### [Challenge]
Scan the entries below and count the lines holding the string "with". Supply only the number.

[Start]

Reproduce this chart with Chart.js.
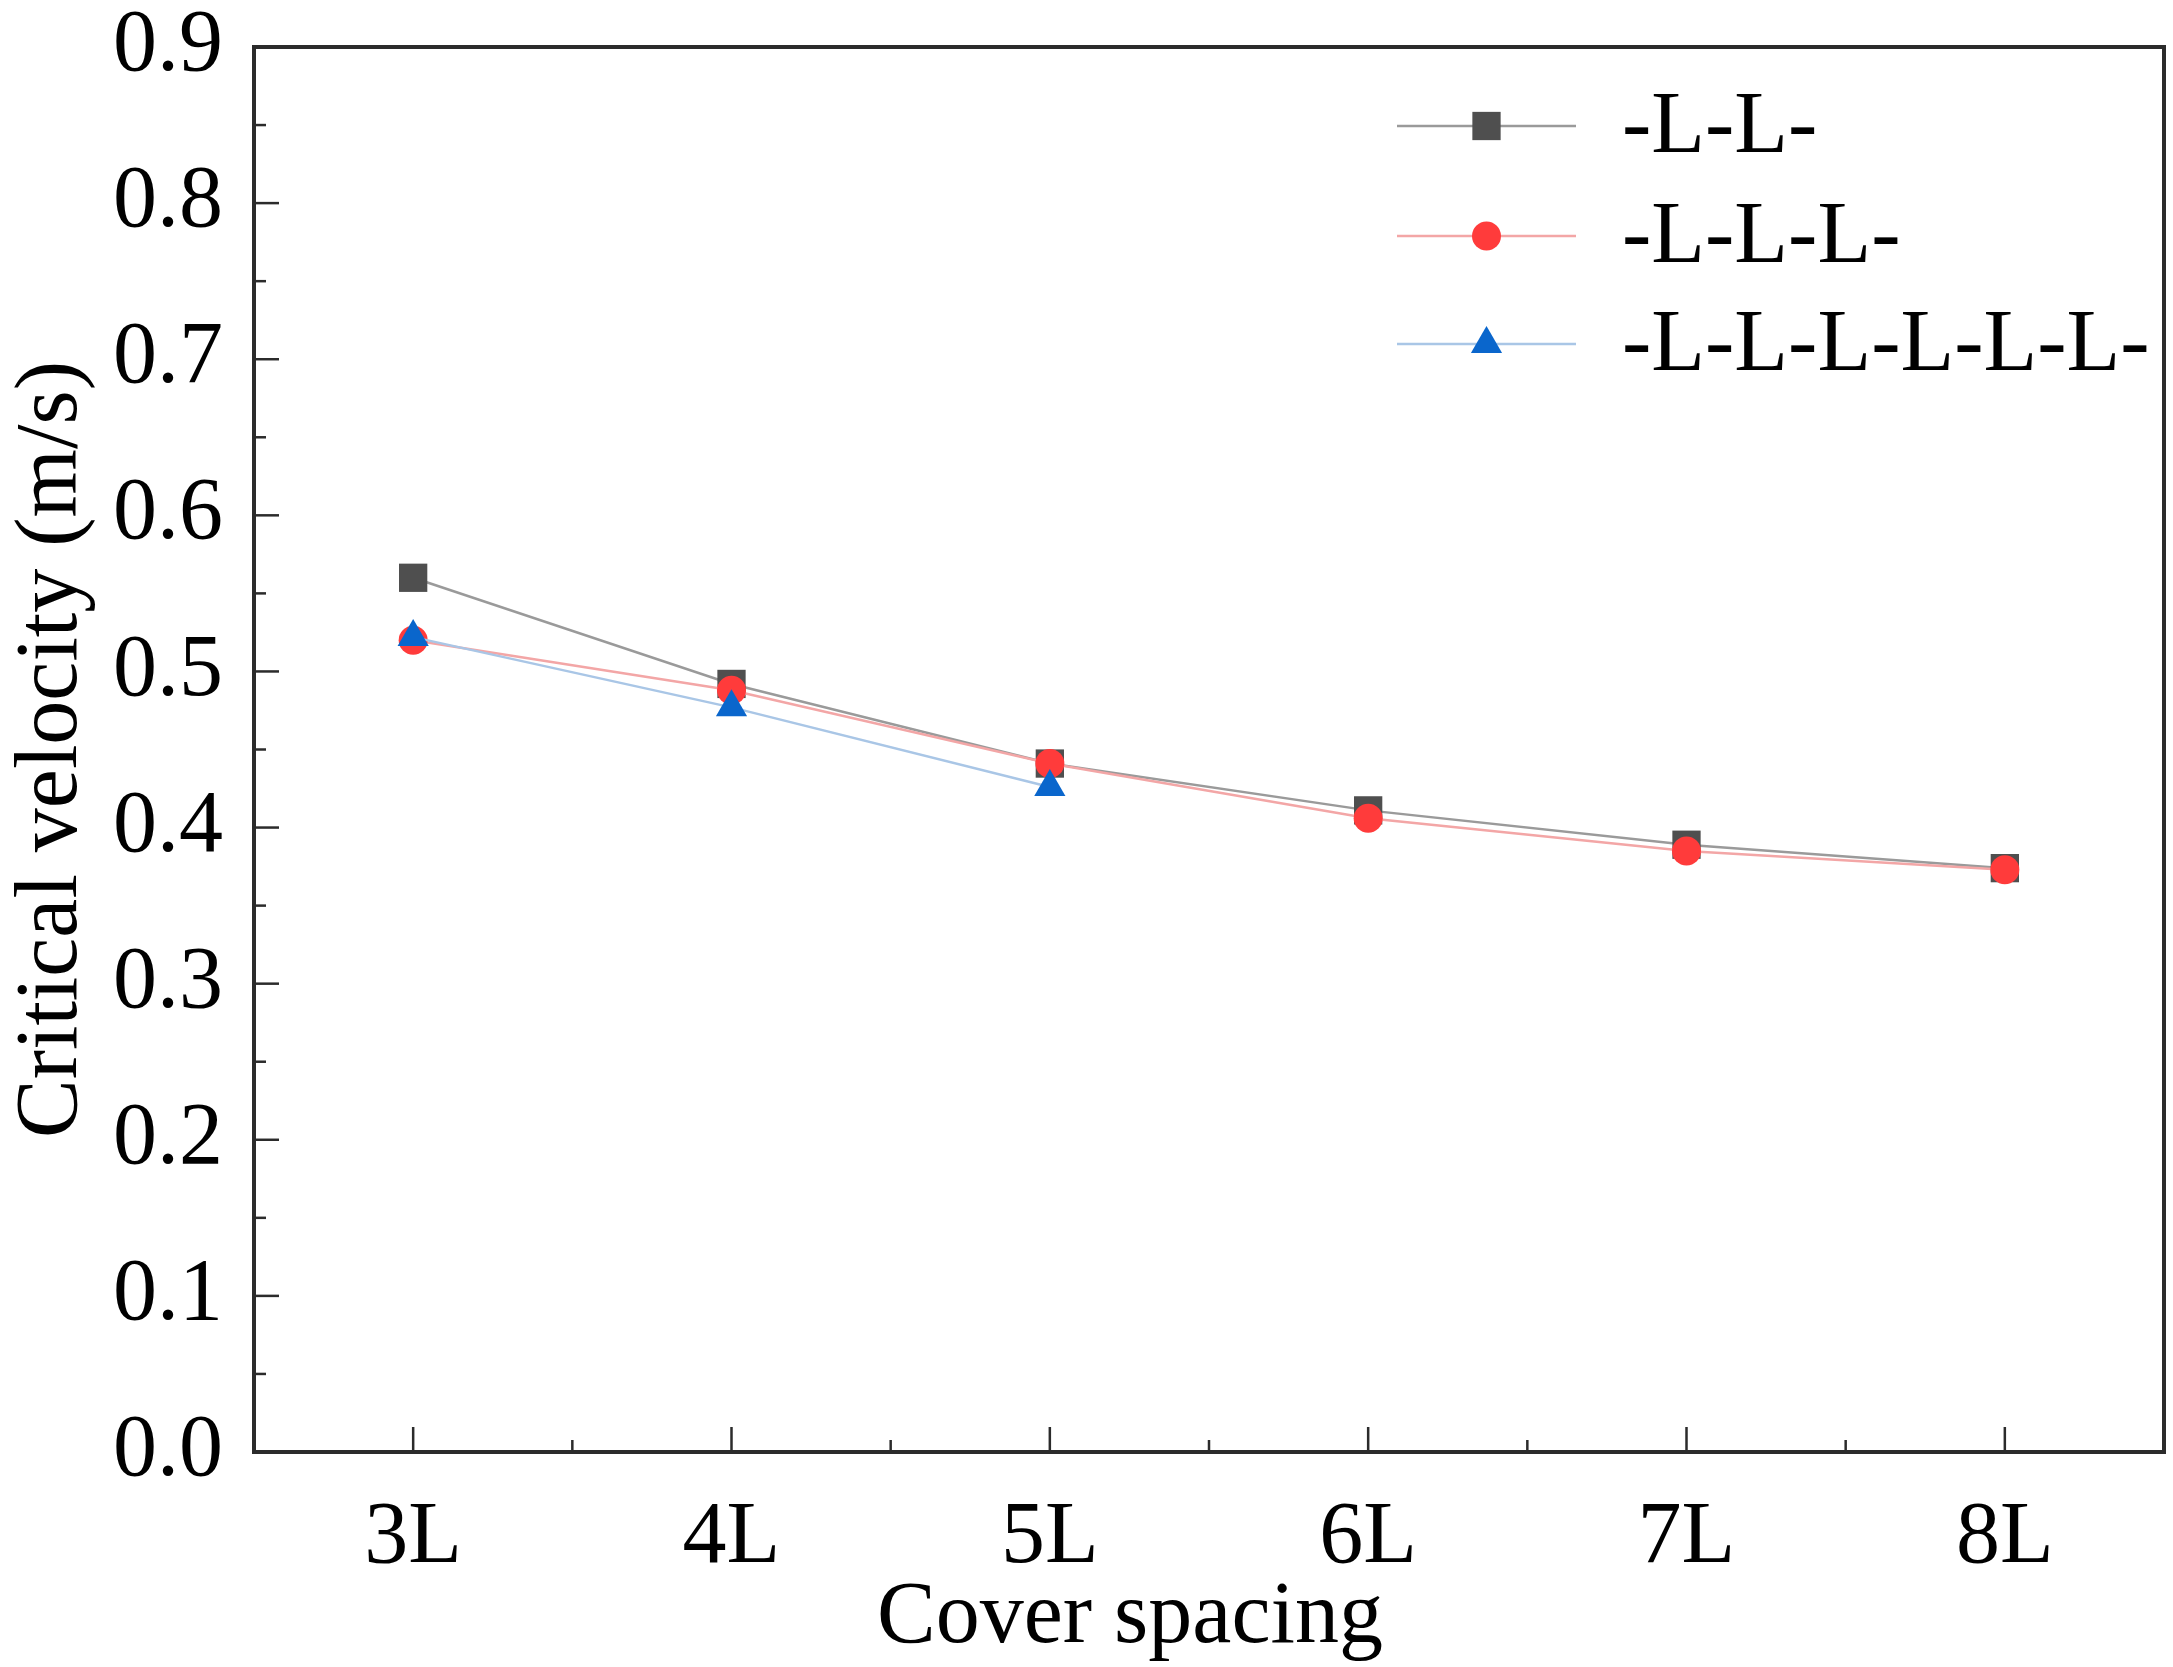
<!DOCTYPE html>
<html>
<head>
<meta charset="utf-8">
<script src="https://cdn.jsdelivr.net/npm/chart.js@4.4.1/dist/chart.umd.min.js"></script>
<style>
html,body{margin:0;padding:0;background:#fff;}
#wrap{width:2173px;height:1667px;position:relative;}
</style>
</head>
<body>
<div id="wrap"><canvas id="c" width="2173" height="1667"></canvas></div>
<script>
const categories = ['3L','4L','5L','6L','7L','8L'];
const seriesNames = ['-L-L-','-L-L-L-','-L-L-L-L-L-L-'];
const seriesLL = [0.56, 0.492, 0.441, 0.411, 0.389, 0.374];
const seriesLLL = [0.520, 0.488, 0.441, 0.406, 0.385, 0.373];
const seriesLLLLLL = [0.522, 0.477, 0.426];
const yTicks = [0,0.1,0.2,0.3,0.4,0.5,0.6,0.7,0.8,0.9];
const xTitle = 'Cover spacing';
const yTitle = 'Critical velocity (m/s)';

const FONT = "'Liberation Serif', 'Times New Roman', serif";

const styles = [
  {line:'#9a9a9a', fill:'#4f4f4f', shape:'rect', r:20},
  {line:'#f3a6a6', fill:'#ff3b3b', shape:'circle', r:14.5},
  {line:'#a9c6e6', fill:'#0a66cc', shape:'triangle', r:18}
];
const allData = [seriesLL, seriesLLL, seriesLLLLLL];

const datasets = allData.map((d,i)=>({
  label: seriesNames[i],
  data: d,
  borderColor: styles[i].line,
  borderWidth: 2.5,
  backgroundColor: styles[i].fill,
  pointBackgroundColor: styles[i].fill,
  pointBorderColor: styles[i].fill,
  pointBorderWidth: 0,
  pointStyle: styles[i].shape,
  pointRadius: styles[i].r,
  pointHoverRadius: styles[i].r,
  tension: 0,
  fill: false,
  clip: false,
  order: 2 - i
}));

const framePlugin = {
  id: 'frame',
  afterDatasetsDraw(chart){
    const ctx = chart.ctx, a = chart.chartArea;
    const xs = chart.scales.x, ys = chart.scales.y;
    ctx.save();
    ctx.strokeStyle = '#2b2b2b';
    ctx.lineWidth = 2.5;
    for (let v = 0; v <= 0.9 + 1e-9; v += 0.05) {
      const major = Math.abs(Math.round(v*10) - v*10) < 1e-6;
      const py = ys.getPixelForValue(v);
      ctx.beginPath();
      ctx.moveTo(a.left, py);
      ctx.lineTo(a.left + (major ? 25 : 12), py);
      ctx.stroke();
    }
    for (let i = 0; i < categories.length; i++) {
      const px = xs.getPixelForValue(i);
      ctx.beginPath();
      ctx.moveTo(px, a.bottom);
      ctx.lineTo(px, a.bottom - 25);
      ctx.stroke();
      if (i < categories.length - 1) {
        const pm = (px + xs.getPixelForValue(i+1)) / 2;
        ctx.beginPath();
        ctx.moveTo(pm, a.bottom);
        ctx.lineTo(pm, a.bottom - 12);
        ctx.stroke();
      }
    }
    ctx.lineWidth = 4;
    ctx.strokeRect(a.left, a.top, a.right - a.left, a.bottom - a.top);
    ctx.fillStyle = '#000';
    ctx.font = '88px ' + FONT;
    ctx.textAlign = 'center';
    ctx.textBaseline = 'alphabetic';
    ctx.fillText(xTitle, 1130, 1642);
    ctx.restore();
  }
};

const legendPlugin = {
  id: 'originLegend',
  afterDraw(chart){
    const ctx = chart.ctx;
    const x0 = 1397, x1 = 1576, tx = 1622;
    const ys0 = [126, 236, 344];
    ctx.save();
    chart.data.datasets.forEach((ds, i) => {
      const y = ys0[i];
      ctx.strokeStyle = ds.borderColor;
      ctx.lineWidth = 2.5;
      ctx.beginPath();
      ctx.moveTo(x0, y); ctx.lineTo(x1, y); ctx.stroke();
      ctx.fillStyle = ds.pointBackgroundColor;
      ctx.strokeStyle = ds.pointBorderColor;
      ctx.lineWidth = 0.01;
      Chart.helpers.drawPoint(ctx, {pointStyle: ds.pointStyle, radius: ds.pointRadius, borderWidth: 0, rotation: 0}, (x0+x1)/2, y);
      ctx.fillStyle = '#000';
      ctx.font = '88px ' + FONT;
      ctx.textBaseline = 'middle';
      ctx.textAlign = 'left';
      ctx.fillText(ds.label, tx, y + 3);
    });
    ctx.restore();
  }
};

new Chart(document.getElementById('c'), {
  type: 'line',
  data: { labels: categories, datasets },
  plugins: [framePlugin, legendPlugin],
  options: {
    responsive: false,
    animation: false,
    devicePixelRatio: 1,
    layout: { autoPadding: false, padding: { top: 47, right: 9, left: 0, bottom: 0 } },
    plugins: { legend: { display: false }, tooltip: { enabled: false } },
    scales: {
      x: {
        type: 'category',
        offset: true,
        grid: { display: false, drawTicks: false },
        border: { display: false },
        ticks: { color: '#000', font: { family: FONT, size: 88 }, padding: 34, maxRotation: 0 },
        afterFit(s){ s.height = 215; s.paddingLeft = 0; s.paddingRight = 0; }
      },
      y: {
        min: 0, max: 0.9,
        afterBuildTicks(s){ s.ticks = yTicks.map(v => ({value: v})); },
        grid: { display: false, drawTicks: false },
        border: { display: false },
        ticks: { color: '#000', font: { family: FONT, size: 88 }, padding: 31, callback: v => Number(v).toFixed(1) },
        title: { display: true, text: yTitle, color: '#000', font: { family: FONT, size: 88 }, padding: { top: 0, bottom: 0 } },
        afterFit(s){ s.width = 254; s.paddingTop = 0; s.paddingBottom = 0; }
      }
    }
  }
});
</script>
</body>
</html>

[End]
[Start]

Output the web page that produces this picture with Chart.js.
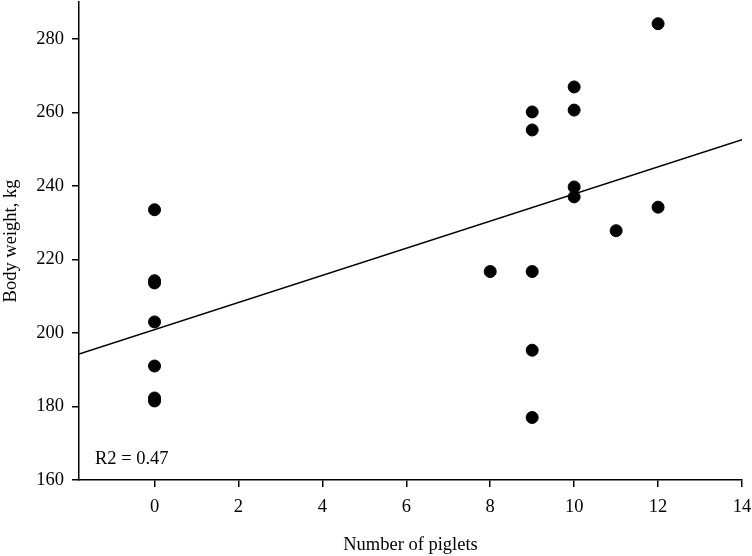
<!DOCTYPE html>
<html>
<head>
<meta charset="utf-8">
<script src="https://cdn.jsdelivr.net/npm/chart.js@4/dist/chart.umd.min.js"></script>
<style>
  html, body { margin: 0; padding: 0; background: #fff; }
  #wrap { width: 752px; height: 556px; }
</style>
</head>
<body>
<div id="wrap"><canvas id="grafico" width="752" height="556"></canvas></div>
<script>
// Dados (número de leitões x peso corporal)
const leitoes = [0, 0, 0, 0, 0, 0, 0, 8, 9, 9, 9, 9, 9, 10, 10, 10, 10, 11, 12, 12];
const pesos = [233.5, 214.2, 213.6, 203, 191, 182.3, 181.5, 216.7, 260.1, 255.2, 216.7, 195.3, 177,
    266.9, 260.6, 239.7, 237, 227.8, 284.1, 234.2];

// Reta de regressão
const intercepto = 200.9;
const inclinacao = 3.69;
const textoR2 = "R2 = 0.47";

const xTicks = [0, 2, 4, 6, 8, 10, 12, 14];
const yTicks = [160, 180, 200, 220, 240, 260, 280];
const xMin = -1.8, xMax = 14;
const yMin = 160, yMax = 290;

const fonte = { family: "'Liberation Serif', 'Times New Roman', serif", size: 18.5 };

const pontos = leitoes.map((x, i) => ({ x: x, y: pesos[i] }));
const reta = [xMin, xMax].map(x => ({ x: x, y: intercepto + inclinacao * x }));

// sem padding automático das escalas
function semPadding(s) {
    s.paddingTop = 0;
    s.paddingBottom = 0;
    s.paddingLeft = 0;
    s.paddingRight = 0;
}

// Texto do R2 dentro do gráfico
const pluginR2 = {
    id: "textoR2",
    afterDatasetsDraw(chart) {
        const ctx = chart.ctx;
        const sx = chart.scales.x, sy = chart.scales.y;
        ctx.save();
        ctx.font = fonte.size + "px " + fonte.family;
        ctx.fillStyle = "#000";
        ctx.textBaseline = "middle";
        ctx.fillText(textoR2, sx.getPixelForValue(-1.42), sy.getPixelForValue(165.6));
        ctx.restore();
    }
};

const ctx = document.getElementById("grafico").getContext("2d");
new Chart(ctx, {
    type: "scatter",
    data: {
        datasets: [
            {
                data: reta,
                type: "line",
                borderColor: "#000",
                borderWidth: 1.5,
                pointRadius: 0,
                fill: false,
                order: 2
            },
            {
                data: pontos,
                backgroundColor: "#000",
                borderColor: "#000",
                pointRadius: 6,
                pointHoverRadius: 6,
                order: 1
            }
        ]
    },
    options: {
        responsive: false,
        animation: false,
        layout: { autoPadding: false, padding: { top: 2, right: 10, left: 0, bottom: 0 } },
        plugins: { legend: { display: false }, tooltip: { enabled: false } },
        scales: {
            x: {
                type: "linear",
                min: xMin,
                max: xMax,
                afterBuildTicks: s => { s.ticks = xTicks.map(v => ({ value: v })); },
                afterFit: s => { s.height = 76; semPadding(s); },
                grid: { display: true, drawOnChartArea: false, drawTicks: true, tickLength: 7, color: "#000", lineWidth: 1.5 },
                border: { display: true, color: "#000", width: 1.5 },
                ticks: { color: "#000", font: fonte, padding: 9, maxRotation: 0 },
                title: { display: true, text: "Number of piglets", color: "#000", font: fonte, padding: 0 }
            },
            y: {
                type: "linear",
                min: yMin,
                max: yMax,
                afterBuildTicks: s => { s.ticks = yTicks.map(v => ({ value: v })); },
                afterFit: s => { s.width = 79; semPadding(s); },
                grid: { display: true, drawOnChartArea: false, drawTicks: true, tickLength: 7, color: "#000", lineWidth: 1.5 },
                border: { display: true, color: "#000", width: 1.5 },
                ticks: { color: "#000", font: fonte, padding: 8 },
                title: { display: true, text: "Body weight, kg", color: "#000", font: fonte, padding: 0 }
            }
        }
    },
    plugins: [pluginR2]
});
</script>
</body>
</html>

[End]

### [Exercise solution]
2